“Ngik ....ngik” suara printer menemani kesendirianku di
kantor pagi ini. Satu per satu kertas keluar dari mesin cetak tersebut. Lamat-lamat
terdengar suara langkah-langkah mungil mendekatiku, namun aku masih asyik
memperhatikan antrian kertas yang keluar dari mesin cetak sederhana ini.
“Bu Rima... sedang apa?” suara putri cantikku memecah keheningan.
“Owh... aku lagi nge-print Kak” jawabku singkat.
“Buat apa itu bu?” tanyanya penuh selidik.
“Ini worksheet buat kita outin, aku baru sempat print sekarang Nai, maaf ya” ujarku menjelaskan.
Tak lama hening membersamai kami. Naira hanya mempehatikan
ku mengecek hasil print out dari
setiap kertas yang keluar. Wajahnya terlihat begitu lucu dan menggemaskan. Aroma
tubuhnya yang khas anak kecil membuatku betah berlama-lama berada di
sampingnya.
“Bu..aku punya sesuatu untuk ibu” tuturnya membuyarkan perhatianku.
“Wah... senangnya. Apatuh Kak?” penasaranku membuncah.
Sret...sret suara resleting tasnya berdecit pertanda iya membuka tasnya. Tak lama sebuah amplop berwarna biru muda ke luar dari genggaman tangannya yang mungil.
“Ini bu, aku bikin ini untuk Bu Rima” tuturnya bersemangat.
“Masha Allah... apa itu Nai?” selidikku ingin tahu.
“Ini bu, aku bikin ini sendiri, karena ga ada amplop, jadi amplopnya juga aku bikin sendiri. Ada gambarnya juga loh Bu.” Jelasnya panjang lebar.

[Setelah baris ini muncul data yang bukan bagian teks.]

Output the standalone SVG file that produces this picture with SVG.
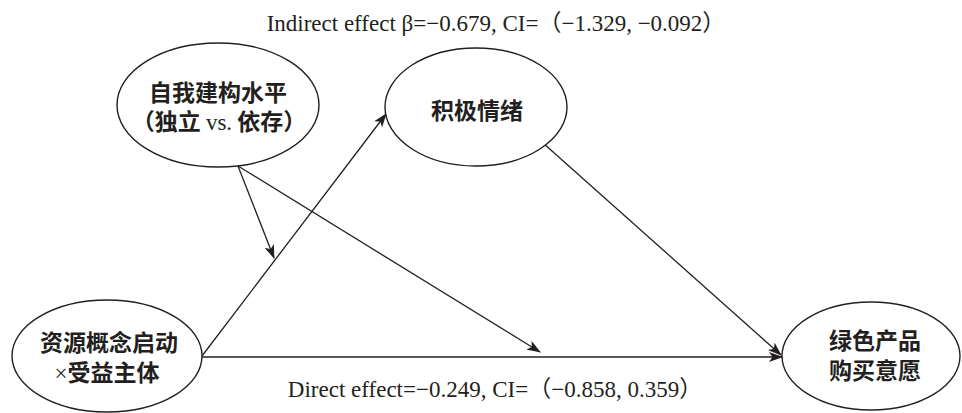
<svg xmlns="http://www.w3.org/2000/svg" width="962" height="413" viewBox="0 0 962 413">
  <style>
    .node ellipse { fill: #ffffff; stroke: #231f20; stroke-width: 1.4; }
    .cjk { font-family: "Noto Sans CJK SC", sans-serif; font-weight: 700; font-size: 23px; fill: #231f20; text-anchor: middle; }
    .latin { font-family: "Liberation Serif", serif; font-weight: 400; }
    .note { font-family: "Liberation Serif", "Noto Sans CJK SC", serif; font-size: 23px; fill: #231f20; text-anchor: middle; }
    .edge { stroke: #231f20; stroke-width: 1.3; fill: none; marker-end: url(#arrow); }
  </style>
  <defs>
    <marker id="arrow" viewBox="0 0 14 10" refX="13" refY="5" markerWidth="14" markerHeight="10" markerUnits="userSpaceOnUse" orient="auto">
      <path d="M0,0 L14,5 L0,10 L3.5,5 Z" fill="#231f20"/>
    </marker>
  </defs>
  <rect width="962" height="413" fill="#ffffff"/>

  <!-- connectors -->
  <g id="edges">
    <line class="edge" x1="202" y1="356" x2="386" y2="114"/>
    <line class="edge" x1="202" y1="357" x2="782" y2="357"/>
    <line class="edge" x1="543" y1="143" x2="781" y2="355"/>
    <line class="edge" x1="238" y1="166" x2="274" y2="258"/>
    <line class="edge" x1="238" y1="166" x2="540" y2="352"/>
  </g>

  <!-- nodes -->
  <g id="self-construal" class="node">
    <ellipse cx="218" cy="105" rx="101" ry="62"/>
    <text class="cjk"><tspan x="218" y="101">自我建构水平</tspan><tspan x="219" y="130">（独立 <tspan class="latin">vs.</tspan> 依存）</tspan></text>
  </g>
  <g id="positive-emotion" class="node">
    <ellipse cx="476" cy="107" rx="91" ry="59"/>
    <text class="cjk" x="477" y="119">积极情绪</text>
  </g>
  <g id="resource-priming" class="node">
    <ellipse cx="107" cy="356" rx="95" ry="56"/>
    <text class="cjk"><tspan x="109" y="351">资源概念启动</tspan><tspan x="107" y="381"><tspan class="latin">×</tspan>受益主体</tspan></text>
  </g>
  <g id="purchase-intention" class="node">
    <ellipse cx="871" cy="356" rx="89" ry="54"/>
    <text class="cjk"><tspan x="875" y="349">绿色产品</tspan><tspan x="875" y="379">购买意愿</tspan></text>
  </g>

  <!-- effect labels -->
  <text class="note" x="496" y="31">Indirect effect β=−0.679, CI=（−1.329, −0.092）</text>
  <text class="note" x="495" y="397">Direct effect=−0.249, CI=（−0.858, 0.359）</text>
</svg>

Sebuah amplop birulengkap dengan perangko buatan sendiri bergambar
perempuan berambut panjang tetiba mendarat di tanganku. Kertas HVS halus itu
terasa begitu spesial bagiku. Bentuknya yang sederhana dan unik menghadirkan
rasa tertentu di sudut kalbu. “Rabbi.... ini hadiah terindah diawal pagi”
batinku membisik.
“Terimakasih ya Nai, aku senang sekali mendapat hadiah dari Naira” sambutku smbari memeluk amplop biru muda itu.
“BuRima suka?” tanyanya antusias.
“iya kak, aku suka banget. Nanti aku baca ya kak. Terimakasih ya cantik” ucapku.
“Aku senang kalau Bu Rima senang” jawabnya dengan mata berbinar dan senyum mengembang.
“ya udah deh, aku Cuma mau kasih itu aja. Aku kelas dulu ya Bu. Dagh Ibu, assalamualaykum bu Rima” ujarnya menutup percakapan indah pagi ini.
Langkah Naira perlahan menjauh dariku. Kini tubuhnya
telah hilang dari pandangan mataku, aroma tubuhnya yang khaspun turut menguap
seiring dirinya yang makin menjauh dariku. Sepenggal kisah pagi ini telah mampu
hadirkan semangat dan optimisme baru dalam diri. Ada rasa berbeda di pelosok
relung hati. Entahlah... rasa apa namanya. Aku tak mau mendeskripsikannya. Namun
yang pasti kesimpulanku satu, sungguh bahagia itu sederhana. Tuhan..., bahagia
itu begitu dekat. Bahagia itu ada bersama guru-guru mungilku. Bahagia itu ada
di sini, meski hanya sepucuk surat beramplop biru muda.